The following year Liebig dedicated a new edition of his Chemische Briefe to Dumas, and the two exchanged a number of warm letters until Liebig's death in 1873.[7]

It will be noted that during the entire period over which we have followed Kolbe's early career in chapters 2 and 3, Dumas and Liebig were feuding intermittently. In fact, the interval between Kolbe's first published paper and his long review article on radicals and types precisely brackets the period when Liebig's and Dumas' relationship was at its lowest ebb. Kolbe certainly imbibed an extremely negative view of Dumas from Liebig, who was one of his idols and models and whose diatribes were often openly published in the scientific literature. Berzelius, and his former student Wöhler, the author of the Schwindler satire, also had opinions of Dumas and other French chemists which were not much more positive than Liebig's.

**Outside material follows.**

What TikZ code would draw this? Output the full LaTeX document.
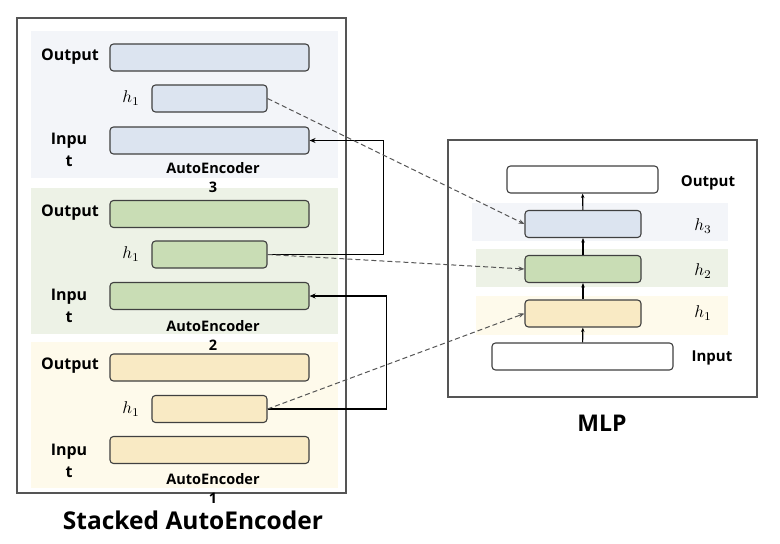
\documentclass[tikz,border=0pt]{standalone}
\usepackage{fontspec}
\setmainfont{Open Sans}[BoldFont={Open Sans Bold}]
\usetikzlibrary{arrows.meta}

\definecolor{blueband}{HTML}{F3F5F9}
\definecolor{bluebox}{HTML}{DCE4F0}
\definecolor{greenband}{HTML}{EDF2E6}
\definecolor{greenbox}{HTML}{C9DDB5}
\definecolor{yellowband}{HTML}{FEFAEB}
\definecolor{yellowbox}{HTML}{F9EAC4}
\definecolor{framegray}{HTML}{555555}

\newcommand{\hvar}[1]{\scalebox{1.7}{$h_{#1}$}}

\begin{document}
\begin{tikzpicture}[x=1pt,y=-1pt,
  layer node/.style={draw=black!75,line width=1.1pt,rounded corners=3.5pt,minimum height=27pt,inner sep=0pt},
  wide node/.style={layer node,minimum width=199pt},
  short node/.style={layer node,minimum width=115pt},
  name label/.style={font=\bfseries\fontsize{16}{22}\selectfont,align=center,inner sep=0pt},
  ae label/.style={font=\bfseries\fontsize{14.5}{19}\selectfont,align=center,inner sep=0pt},
  h label/.style={inner sep=0pt},
  title label/.style={font=\bfseries\fontsize{23}{28}\selectfont,inner sep=0pt},
  feed/.style={-{Stealth[length=6pt,width=5pt]},line width=1.6pt,black},
  copy/.style={-{Stealth[length=6pt,width=4.5pt]},line width=1pt,framegray,dash pattern=on 5pt off 3pt},
  up/.style={-{Stealth[length=4.5pt,width=3.5pt]},line width=1.1pt,black}]

  \useasboundingbox (0,0) rectangle (780,544);

  % stacked autoencoder frame and bands
  \draw[framegray,line width=1.1pt] (17,18) rectangle (346,493);
  \fill[blueband] (31,31) rectangle (338,178);
  \fill[greenband] (31,188) rectangle (338,334);
  \fill[yellowband] (31,342) rectangle (338,488);

  % autoencoder 3
  \node[wide node,fill=bluebox] (ae3out) at (209.5,57.5) {};
  \node[short node,fill=bluebox] (ae3h) at (209.5,98.5) {};
  \node[wide node,fill=bluebox] (ae3in) at (209.5,140.5) {};
  \node[name label] (ae3outlbl) at (70,57) {Output};
  \node[h label] (ae3hlbl) at (131,98) {\hvar{1}};
  \node[name label] (ae3inlbl) at (69,150) {Inpu\\t};
  \node[ae label] (ae3lbl) at (213,178) {AutoEncoder\\3};

  % autoencoder 2
  \node[wide node,fill=greenbox] (ae2out) at (209.5,214) {};
  \node[short node,fill=greenbox] (ae2h) at (209.5,254.5) {};
  \node[wide node,fill=greenbox] (ae2in) at (209.5,296) {};
  \node[name label] (ae2outlbl) at (70,213) {Output};
  \node[h label] (ae2hlbl) at (131,254) {\hvar{1}};
  \node[name label] (ae2inlbl) at (69,306) {Inpu\\t};
  \node[ae label] (ae2lbl) at (213,335) {AutoEncoder\\2};

  % autoencoder 1
  \node[wide node,fill=yellowbox] (ae1out) at (209.5,367.5) {};
  \node[short node,fill=yellowbox] (ae1h) at (209.5,409) {};
  \node[wide node,fill=yellowbox] (ae1in) at (209.5,450) {};
  \node[name label] (ae1outlbl) at (70,366) {Output};
  \node[h label] (ae1hlbl) at (131,409) {\hvar{1}};
  \node[name label] (ae1inlbl) at (69,461) {Inpu\\t};
  \node[ae label] (ae1lbl) at (213,488.5) {AutoEncoder\\1};

  \node[title label,font=\bfseries\fontsize{24.5}{28}\selectfont] (saetitle) at (193,520) {Stacked AutoEncoder};

  % mlp frame and bands
  \draw[framegray,line width=1.1pt] (448,140) rectangle (757,397);
  \fill[blueband] (472,203) rectangle (728,241);
  \fill[greenband] (476,249) rectangle (728,287);
  \fill[yellowband] (476,296) rectangle (728,335);

  \node[layer node,minimum width=151pt,fill=white] (mlpout) at (582.5,179.5) {};
  \node[layer node,minimum width=116pt,fill=bluebox] (mlph3) at (583,224) {};
  \node[layer node,minimum width=116pt,fill=greenbox] (mlph2) at (583,269) {};
  \node[layer node,minimum width=116pt,fill=yellowbox] (mlph1) at (583,313.5) {};
  \node[layer node,minimum width=181pt,fill=white] (mlpin) at (582.5,356.5) {};
  \node[ae label,font=\bfseries\fontsize{15}{19}\selectfont] (mlpoutlbl) at (708,183) {Output};
  \node[h label] (mlph3lbl) at (703,226) {\hvar{3}};
  \node[h label] (mlph2lbl) at (703,271) {\hvar{2}};
  \node[h label] (mlph1lbl) at (703,313) {\hvar{1}};
  \node[ae label,font=\bfseries\fontsize{15}{19}\selectfont] (mlpinlbl) at (712,358) {Input};
  \node[title label] (mlptitle) at (602,423) {MLP};

  % connectors
  \draw[up] (mlpin) -- (mlph1);
  \draw[up] (mlph1) -- (mlph2);
  \draw[up] (mlph2) -- (mlph3);
  \draw[up] (mlph3) -- (mlpout);
  \draw[feed] (ae1h.east) -- ++(119,0) |- (ae2in.east);
  \draw[feed] (ae2h.east) -- ++(116,0) |- (ae3in.east);
  \draw[copy] (ae3h.east) -- (mlph3.west);
  \draw[copy] (ae2h.east) -- (mlph2.west);
  \draw[copy] (ae1h.east) -- (mlph1.west);
\end{tikzpicture}
\end{document}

But Dumas had retreated about 1840 from a leading theoretical role, replaced by such chemists as Laurent and Gerhardt and in the 1850s by Wurtz as well. Kolbe's relationships with Gerhardt and Wurtz paralleled Liebig's relationship with Dumas, except for the lack of a final reconciliation. It was with Gerhardt and Wurtz that Kolbe felt the strongest sense of rivalry, enmity, hatred—and occasionally, even affinity, if not regard.